Like Djokovic, McIlroy accepted failure as part of the process – like the tennis player, he seemed to have learned to expect self-doubting thoughts and the resultant choking, and so prevent the excess levels of the neurotransmitter noradrenaline sapping their performance.
McIlroy’s fellow Grand Slam icon Tiger Woods once said that the day he did not feel nervous on the golf course would be the day he would give up. He needed his “nerves” – which in effect was just the right level of noradrenaline to allow his elite sportsman’s brain to perform at its peak.
Tiger Woods’s welcoming of his “nerves” is equivalent to Djokovic’s acceptance of self-doubt and McIlroy’s “weird” response to his first hole debacle.
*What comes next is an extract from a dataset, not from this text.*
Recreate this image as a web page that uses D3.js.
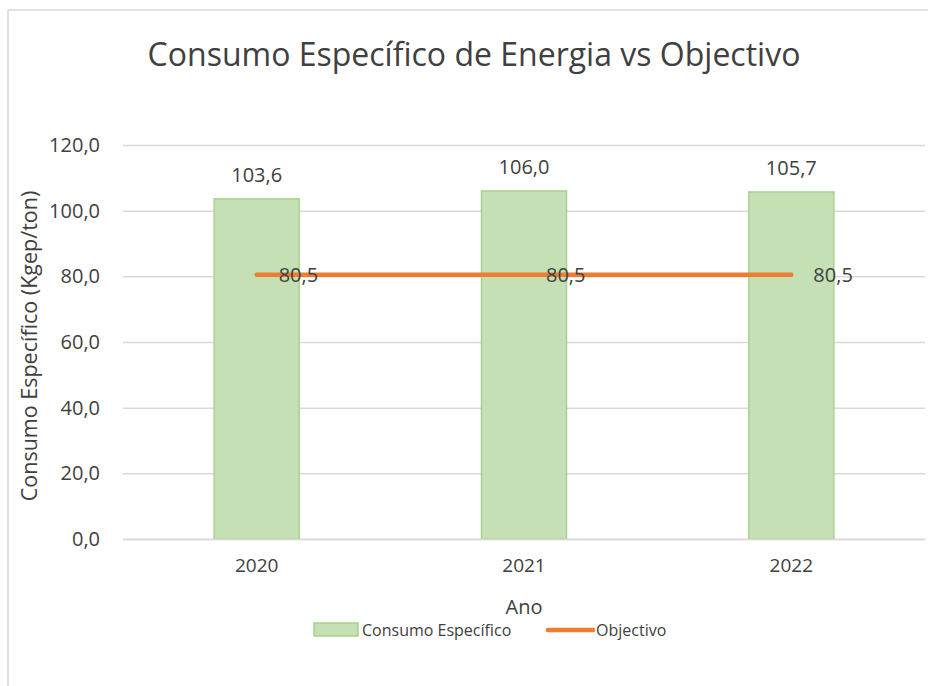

Perhaps what we all can take from elite sports is to learn to use failure as a spur rather than to see it as something that saps us. Doing this means learning to detach a little from our thoughts and emotions and see the sting taken out of stress and perceived humiliation or failure.
McIlroy navigated that primitive fear of negative evaluation by accepting and harnessing negative thoughts and emotions. Elite sport is the most remarkable laboratory of the mind, and if we ordinary mortals learn from its practitioners, maybe we will get a little bit of that Oscar effect too.
After the final round, McIlroy revealed what he was most proud of in his performance. Funnily enough, it wasn’t his drives, chips and putts that made him most proud, it was “how I responded to setbacks”.